Physical Unclonable Functions’ Reliability Modeling for Wireless Sensor Networks

Distributed sensor networks based on wireless communication have been increasingly employed in recent years, but they have become also vulnerable to cyberattacks that can threaten system's security and availability. Therefore, the adoption of techniques to mitigate security risks, such as authentication procedures and cryptographic algorithms, has become of utmost importance, in order to protect sensor networks against cyberattacks. In this regard, Physical Unclonable Functions (PUFs) have been proven to be a lowcost and secure option to store authentication passwords and cryptographic keys. However, PUFs suffer from reliability issues due to variations of temperature and power supply voltage, with a consequent impact on system's availability. The reliability of PUFs is typically expressed by an overall metric, that however does not describe the PUF reliability dependency on the number of bits in the PUF response.
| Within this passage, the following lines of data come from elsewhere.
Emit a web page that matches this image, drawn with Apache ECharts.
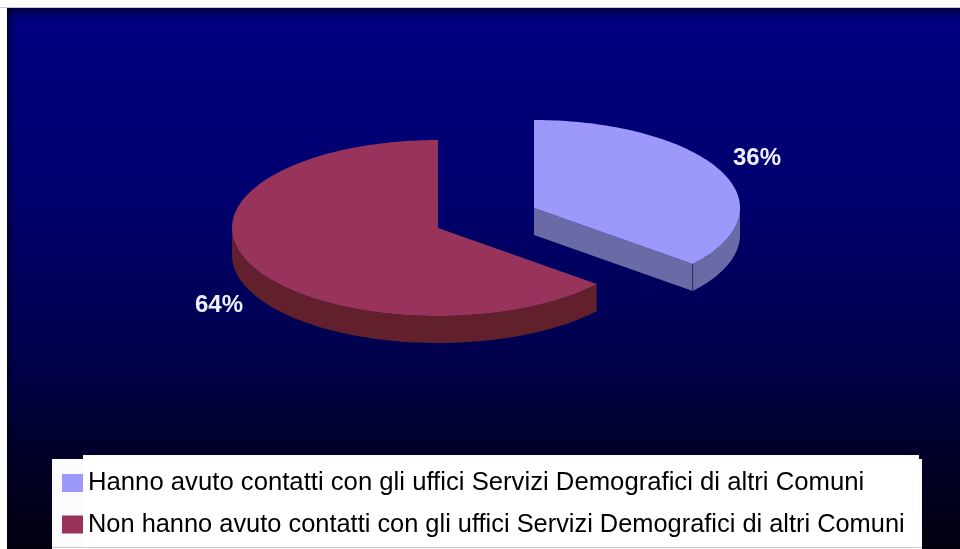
<!DOCTYPE html>
<html>
<head>
<meta charset="utf-8">
<style>html,body{margin:0;padding:0;background:#fff}#chart{width:960px;height:549px}</style>
<script src="https://cdn.jsdelivr.net/npm/echarts@6/dist/echarts.min.js"></script>
</head>
<body>
<div id="chart"></div>
<script>
// Survey answers, as shares of respondents
const categories = [
  'Hanno avuto contatti con gli uffici Servizi Demografici di altri Comuni',
  'Non hanno avuto contatti con gli uffici Servizi Demografici di altri Comuni'
];
const shares = [36, 64];
const valueLabels = ['36%', '64%'];

// Colours and placement of each exploded slice
const topColors = ['#9d99fb', '#98335c'];
const sideColors = ['#6a6aa6', '#61202c'];
const edgeColors = ['#2c2c5c', null];
const centers = [[534, 208], [438, 228]];
const labelAnchors = [[757, 158], [219, 305]];
const legendFontSizes = [25.7, 25.4];
const RX = 206, RY = 88, DEPTH = 27;

const total = shares.reduce((a, b) => a + b, 0);

// Clockwise angle from twelve o'clock, projected on the tilted ellipse
function rimPoint(c, ang, drop) {
  return [c[0] + RX * Math.sin(ang), c[1] - RY * Math.cos(ang) + (drop || 0)];
}
function arc(c, a0, a1, drop) {
  const pts = [];
  const steps = Math.max(2, Math.ceil(Math.abs(a1 - a0) / 0.02));
  for (let i = 0; i <= steps; i++) pts.push(rimPoint(c, a0 + (a1 - a0) * i / steps, drop));
  return pts;
}

function sliceRenderer(index) {
  return function (params, api) {
    const before = shares.slice(0, index).reduce((a, b) => a + b, 0);
    const a0 = before / total * 2 * Math.PI;
    const a1 = (before + api.value(0)) / total * 2 * Math.PI;
    const c = centers[index];
    const children = [];

    // Outer wall: only the part of the rim facing the viewer
    const v0 = Math.max(a0, Math.PI / 2), v1 = Math.min(a1, 3 * Math.PI / 2);
    if (v1 > v0) {
      const upper = arc(c, v0, v1, 0);
      const lower = arc(c, v1, v0, DEPTH);
      children.push({ type: 'polygon', shape: { points: upper.concat(lower) },
        style: { fill: sideColors[index] } });
    }
    // Cut face, visible when the trailing edge of the slice turns towards the viewer
    if (a1 < Math.PI) {
      const tip = rimPoint(c, a1);
      children.push({ type: 'polygon',
        shape: { points: [c, tip, [tip[0], tip[1] + DEPTH], [c[0], c[1] + DEPTH]] },
        style: { fill: sideColors[index] } });
      children.push({ type: 'line',
        shape: { x1: tip[0], y1: tip[1], x2: tip[0], y2: tip[1] + DEPTH },
        style: { stroke: edgeColors[index], lineWidth: 1 } });
    }
    // Top face
    children.push({ type: 'polygon',
      shape: { points: [c].concat(arc(c, a0, a1, 0)) },
      style: { fill: topColors[index] } });
    // Percentage label
    const lab = labelAnchors[index];
    children.push({ type: 'text', x: lab[0], y: lab[1],
      style: { text: valueLabels[index], fill: '#eeeef8', align: 'center', verticalAlign: 'middle',
        font: 'bold 24px "Liberation Sans", Arial, sans-serif' } });
    return { type: 'group', children };
  };
}

const chart = echarts.init(document.getElementById('chart'), null, { renderer: 'canvas' });
chart.setOption({
  animation: false,
  graphic: [
    // Dark slide behind the pie
    { type: 'rect', z: -10, shape: { x: 7, y: 8, width: 953, height: 541 },
      style: { fill: new echarts.graphic.LinearGradient(0, 0, 0, 1, [
        { offset: 0, color: '#000082' },
        { offset: 0.35, color: '#00006e' },
        { offset: 0.62, color: '#000050' },
        { offset: 0.82, color: '#00002a' },
        { offset: 1, color: '#020010' }
      ]) } },
    { type: 'rect', z: -9, shape: { x: 7, y: 8, width: 953, height: 12 },
      style: { fill: new echarts.graphic.LinearGradient(0, 0, 0, 1, [
        { offset: 0, color: 'rgba(0,0,20,0.6)' },
        { offset: 1, color: 'rgba(0,0,20,0)' }
      ]) } },
    { type: 'rect', z: -9, shape: { x: 7, y: 8, width: 8, height: 541 },
      style: { fill: new echarts.graphic.LinearGradient(0, 0, 1, 0, [
        { offset: 0, color: 'rgba(0,0,20,0.55)' },
        { offset: 1, color: 'rgba(0,0,20,0)' }
      ]) } },
    { type: 'line', z: -8, shape: { x1: 0, y1: 7.5, x2: 960, y2: 7.5 },
      style: { stroke: '#c4c4d4', lineWidth: 1 } },
    // White panel holding the legend
    { type: 'rect', z: -7, shape: { x: 52, y: 459, width: 870, height: 90 }, style: { fill: '#fbfbfe' } },
    { type: 'rect', z: -6, shape: { x: 83, y: 455, width: 836, height: 94 }, style: { fill: '#ffffff' } },
    { type: 'line', z: -5, shape: { x1: 52, y1: 547.5, x2: 922, y2: 547.5 },
      style: { stroke: '#c8c8d0', lineWidth: 1 } }
  ],
  legend: {
    left: 62, top: 470,
    padding: 0,
    orient: 'vertical',
    itemWidth: 21, itemHeight: 18, itemGap: 16,
    icon: 'rect',
    selectedMode: false,
    textStyle: { color: '#000', fontFamily: '"Liberation Sans", Arial, sans-serif' },
    data: categories.map((name, i) => ({
      name,
      itemStyle: { color: topColors[i] },
      textStyle: { fontSize: legendFontSizes[i], color: '#000' }
    }))
  },
  series: categories.map((name, i) => ({
    type: 'custom',
    name,
    coordinateSystem: 'none',
    itemStyle: { color: topColors[i] },
    data: [[shares[i]]],
    renderItem: sliceRenderer(i)
  }))
});
</script>
</body>
</html>
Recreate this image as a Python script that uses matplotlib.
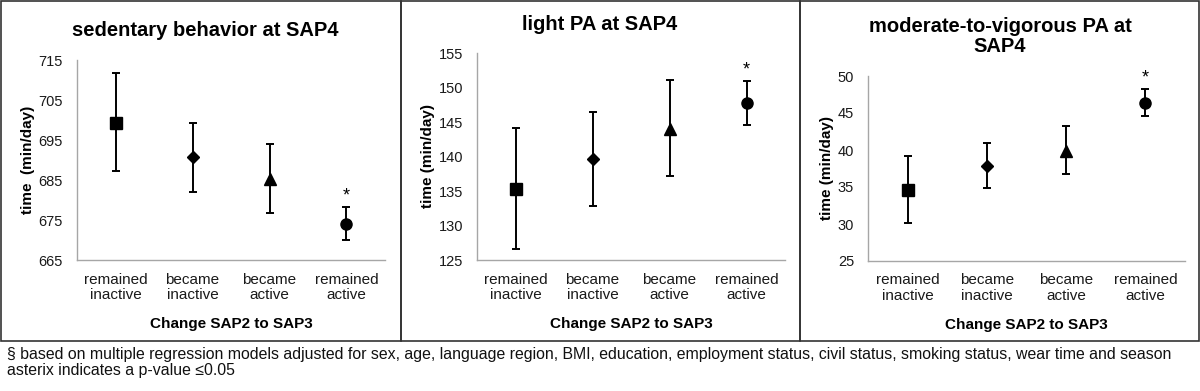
import numpy as np
import matplotlib.pyplot as plt
from matplotlib.patches import Rectangle

#%% Data

groups      = ['remained\ninactive', 'became\ninactive', 'became\nactive', 'remained\nactive']
markers     = ['s', 'D', '^', 'o']

sed_mean    = [699.3, 690.7, 685.2, 674.0]
sed_low     = [687.3, 682.1, 676.8, 670.0]
sed_high    = [711.8, 699.3, 694.0, 678.3]

light_mean  = [135.3, 139.6, 144.0, 147.7]
light_low   = [126.6, 132.8, 137.2, 144.6]
light_high  = [144.2, 146.4, 151.1, 150.9]

mvpa_mean   = [34.6, 37.9, 39.9, 46.35]
mvpa_low    = [30.2, 34.9, 36.7, 44.6]
mvpa_high   = [39.2, 40.9, 43.2, 48.2]

signif      = [False, False, False, True]

#%% Figure

W, H = 1200, 391
fig = plt.figure(figsize=(W / 100, H / 100), dpi=100)
plt.rcParams['font.family'] = ['Liberation Sans', 'DejaVu Sans']

def px_axes(x0, y0, x1, y1):
    # pixel box (top-left origin) -> figure axes
    return fig.add_axes([x0 / W, 1 - y1 / H, (x1 - x0) / W, (y1 - y0) / H])

panels = [
    dict(box=(77, 60, 385, 260), title='sedentary behavior at SAP4', tx=205, ty=30,
         mean=sed_mean, low=sed_low, high=sed_high, ylim=(665, 715), step=10,
         ylab='time  (min/day)', lx=28),
    dict(box=(477, 53, 785, 260), title='light PA at SAP4', tx=600, ty=25,
         mean=light_mean, low=light_low, high=light_high, ylim=(125, 155), step=5,
         ylab='time (min/day)', lx=428),
    dict(box=(868, 76, 1185, 261), title='moderate-to-vigorous PA at\nSAP4', tx=1000, ty=36.5,
         mean=mvpa_mean, low=mvpa_low, high=mvpa_high, ylim=(25, 50), step=5,
         ylab='time (min/day)', lx=827),
]

x = np.arange(len(groups))
spine_col = '#a6a6a6'

for p in panels:
    ax = px_axes(*p['box'])
    mean = np.array(p['mean'])
    err = [mean - np.array(p['low']), np.array(p['high']) - mean]
    for i in range(len(groups)):
        ms = 6.5 if markers[i] == 'D' else 8
        ax.errorbar(x[i], mean[i], yerr=[[err[0][i]], [err[1][i]]], fmt=markers[i],
                    color='black', ms=ms, elinewidth=1.4, capsize=3, capthick=1.4)
        if signif[i]:
            ax.annotate('*', (x[i], p['high'][i]), xytext=(0, 2), textcoords='offset points',
                        ha='center', va='bottom', fontsize=13)
    ax.set_xlim(-0.5, 3.5)
    ax.set_ylim(*p['ylim'])
    ax.set_yticks(np.arange(p['ylim'][0], p['ylim'][1] + 0.1, p['step']))
    ax.set_xticks(x)
    ax.set_xticklabels(groups, fontsize=11, color='#1a1a1a', linespacing=1.15)
    ax.tick_params(axis='both', length=0, colors='#1a1a1a')
    ax.tick_params(axis='x', pad=9)
    ax.tick_params(axis='y', pad=10, labelsize=10.5)
    for s in ['top', 'right']:
        ax.spines[s].set_visible(False)
    for s in ['left', 'bottom']:
        ax.spines[s].set_color(spine_col)
        ax.spines[s].set_linewidth(1.0)
    ax.set_xlabel('Change SAP2 to SAP3', fontsize=11, fontweight='bold', labelpad=11)

    fig.text(p['tx'] / W, 1 - p['ty'] / H, p['title'], ha='center', va='center',
             fontsize=14.5, fontweight='bold', linespacing=1.12)
    cy = (p['box'][1] + p['box'][3]) / 2
    fig.text(p['lx'] / W, 1 - cy / H, p['ylab'], ha='center', va='center',
             rotation=90, fontsize=11, fontweight='bold')

# panel frames
for x0, x1 in [(1, 401), (401, 800), (800, 1199)]:
    fig.add_artist(Rectangle((x0 / W, 1 - 341 / H), (x1 - x0) / W, 340 / H,
                             transform=fig.transFigure, fill=False,
                             edgecolor='#333333', lw=1.2))

# footnote
fig.text(7 / W, 1 - 355 / H,
         '\u00a7 based on multiple regression models adjusted for sex, age, language region, BMI, '
         'education, employment status, civil status, smoking status, wear time and season',
         ha='left', va='center', fontsize=11.4, color='#111111')
fig.text(7 / W, 1 - 371 / H, 'asterix indicates a p-value \u22640.05',
         ha='left', va='center', fontsize=11.4, color='#111111')

plt.savefig('out.png', dpi=100)
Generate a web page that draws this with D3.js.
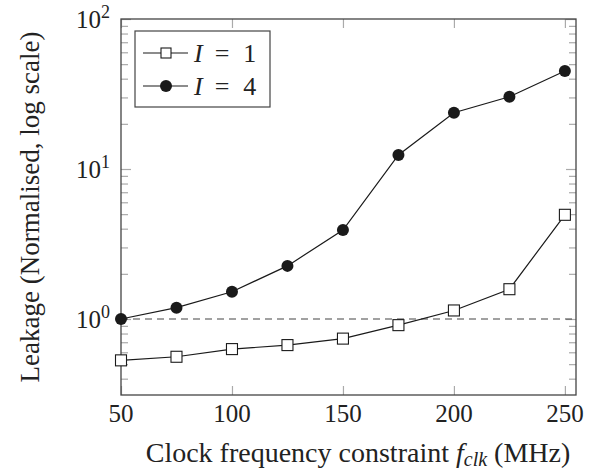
<!DOCTYPE html>
<html>
  <head>
    <meta charset="utf-8">
    <style>
      html, body { margin: 0; padding: 0; background: #fff; }
      text { font-family: "Liberation Serif", "DejaVu Serif", serif; }
    </style>
  </head>
  <body>
    <script src="https://cdn.jsdelivr.net/npm/d3@7"></script>
    <div id="chart"></div>
    <script>

      // Data
      var freqs = [50, 75, 100, 125, 150, 175, 200, 225, 250]
      var leakI1 = [0.53, 0.56, 0.63, 0.67, 0.74, 0.91, 1.14, 1.58, 4.95]
      var leakI4 = [1.0, 1.19, 1.52, 2.26, 3.92, 12.4, 23.7, 30.3, 45]
      var xTicks = [50, 100, 150, 200, 250]
      var yTicks = [1, 10, 100]
      var yExps = ['0', '1', '2']
      var seriesNames = ['1', '4']

      var W = 596, H = 470
      var pLeft = 121, pRight = 576, pTop = 19, pBottom = 395

      var svg = d3.select('#chart').append('svg')
        .attr('width', W)
        .attr('height', H)

      var x = d3.scaleLinear().domain([50, 255]).range([pLeft, pRight])
      var y = d3.scaleLog().domain([0.3114, 100]).range([pBottom, pTop])

      // minor ticks for log axis
      var minor = []
      ;[0.1, 1, 10].forEach(function(d) {
        for (var k = 2; k <= 9; k++) {
          var v = d * k
          if (v >= y.domain()[0] && v <= 100) minor.push(v)
        }
      })

      var tickColor = '#aaa'

      // ticks on all four sides (inside)
      function tickLines(g) {
        g.select('.domain').remove()
        g.selectAll('.tick line').attr('stroke', tickColor).attr('stroke-width', 1.2)
        g.selectAll('.tick text').remove()
      }

      svg.append('g').attr('transform', 'translate(0,' + pBottom + ')')
        .call(d3.axisTop(x).tickValues(xTicks).tickSize(9).tickFormat('')).call(tickLines)
      svg.append('g').attr('transform', 'translate(0,' + pTop + ')')
        .call(d3.axisBottom(x).tickValues(xTicks).tickSize(9).tickFormat('')).call(tickLines)
      svg.append('g').attr('transform', 'translate(' + pLeft + ',0)')
        .call(d3.axisRight(y).tickValues(yTicks).tickSize(10).tickFormat('')).call(tickLines)
      svg.append('g').attr('transform', 'translate(' + pLeft + ',0)')
        .call(d3.axisRight(y).tickValues(minor).tickSize(7).tickFormat('')).call(tickLines)
      svg.append('g').attr('transform', 'translate(' + pRight + ',0)')
        .call(d3.axisLeft(y).tickValues(yTicks).tickSize(10).tickFormat('')).call(tickLines)
      svg.append('g').attr('transform', 'translate(' + pRight + ',0)')
        .call(d3.axisLeft(y).tickValues(minor).tickSize(7).tickFormat('')).call(tickLines)

      // frame
      svg.append('rect')
        .attr('x', pLeft).attr('y', pTop)
        .attr('width', pRight - pLeft).attr('height', pBottom - pTop)
        .attr('fill', 'none')
        .attr('stroke', '#444')
        .attr('stroke-width', 1.3)

      // x tick labels
      svg.selectAll('.xlab')
        .data(xTicks)
        .enter()
        .append('text')
        .attr('x', function(d) { return x(d) })
        .attr('y', 422)
        .attr('text-anchor', 'middle')
        .style('font-size', '25px')
        .style('fill', '#222')
        .text(function(d) { return d })

      // y tick labels with superscripts
      var ylab = svg.selectAll('.ylab')
        .data(yTicks)
        .enter()
        .append('text')
        .attr('x', 110)
        .attr('y', function(d) { return y(d) + 9 })
        .attr('text-anchor', 'end')
        .style('font-size', '25px')
        .style('fill', '#222')
      ylab.append('tspan').text('10')
      ylab.append('tspan')
        .attr('dy', -10)
        .style('font-size', '18px')
        .text(function(d, i) { return yExps[i] })

      // dashed reference line at 1
      svg.append('line')
        .attr('x1', pLeft).attr('x2', pRight)
        .attr('y1', y(1)).attr('y2', y(1))
        .attr('stroke', '#444')
        .attr('stroke-width', 1.2)
        .attr('stroke-dasharray', '7,5')

      var line = d3.line()
        .x(function(d, i) { return x(freqs[i]) })
        .y(function(d) { return y(d) })

      // I = 1
      svg.append('path')
        .datum(leakI1)
        .attr('d', line)
        .attr('fill', 'none')
        .attr('stroke', '#1a1a1a')
        .attr('stroke-width', 1.2)

      svg.selectAll('.sq')
        .data(leakI1)
        .enter()
        .append('rect')
        .attr('x', function(d, i) { return x(freqs[i]) - 5.5 })
        .attr('y', function(d) { return y(d) - 5.5 })
        .attr('width', 11).attr('height', 11)
        .attr('fill', '#fff')
        .attr('stroke', '#1a1a1a')
        .attr('stroke-width', 1.1)

      // I = 4
      svg.append('path')
        .datum(leakI4)
        .attr('d', line)
        .attr('fill', 'none')
        .attr('stroke', '#1a1a1a')
        .attr('stroke-width', 1.2)

      svg.selectAll('.dot')
        .data(leakI4)
        .enter()
        .append('circle')
        .attr('cx', function(d, i) { return x(freqs[i]) })
        .attr('cy', function(d) { return y(d) })
        .attr('r', 6)
        .attr('fill', '#1a1a1a')

      // Legend
      var legend = svg.append('g')
      legend.append('rect')
        .attr('x', 135).attr('y', 31)
        .attr('width', 135).attr('height', 76)
        .attr('fill', '#fff')
        .attr('stroke', '#444')
        .attr('stroke-width', 1.2)

      var rows = [53, 86]
      rows.forEach(function(ry, i) {
        legend.append('line')
          .attr('x1', 143).attr('x2', 188)
          .attr('y1', ry).attr('y2', ry)
          .attr('stroke', '#1a1a1a')
          .attr('stroke-width', 1.2)
        if (i == 0) {
          legend.append('rect')
            .attr('x', 161).attr('y', ry - 5)
            .attr('width', 10).attr('height', 10)
            .attr('fill', '#fff')
            .attr('stroke', '#1a1a1a')
            .attr('stroke-width', 1.1)
        } else {
          legend.append('circle')
            .attr('cx', 166).attr('cy', ry)
            .attr('r', 6)
            .attr('fill', '#1a1a1a')
        }
        var t = legend.append('text')
          .attr('x', 194).attr('y', ry + 9)
          .style('font-size', '26px')
          .style('fill', '#222')
        t.append('tspan').style('font-style', 'italic').text('I')
        t.append('tspan').attr('dx', 12).text('=')
        t.append('tspan').attr('dx', 14).text(seriesNames[i])
      })

      // axis labels
      var xl = svg.append('text')
        .attr('x', 358)
        .attr('y', 462)
        .attr('text-anchor', 'middle')
        .style('font-size', '28px')
        .style('fill', '#222')
      xl.append('tspan').text('Clock frequency constraint ')
      xl.append('tspan').style('font-style', 'italic').text('f')
      xl.append('tspan').style('font-style', 'italic').style('font-size', '20px').attr('dy', 4).text('clk')
      xl.append('tspan').attr('dy', -4).text(' (MHz)')

      svg.append('text')
        .attr('transform', 'translate(39,' + ((pTop + pBottom) / 2) + ') rotate(-90)')
        .attr('text-anchor', 'middle')
        .style('font-size', '27px')
        .style('fill', '#222')
        .text('Leakage (Normalised, log scale)')

    </script>
  </body>
</html>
Based on these considerations, in this paper we introduce a simple model to evaluate the probability of errors in the PUF response, as a function of the number of bits in the PUF response. The application of our model to a traditional ring oscillator based PUF will show its high accuracy in estimating the error probability with respect to Monte Carlo simulations performed considering statistical variations of temperature and power supply voltage. Our model will show that, as expected, the PUF reliability decreases with the increase in the number of bits in the PUF response which, reversely, enables to increase security. Therefore, our model can be adopted to estimate the optimal number of PUF output bits that enable to achieve the best trade-off between availability and security.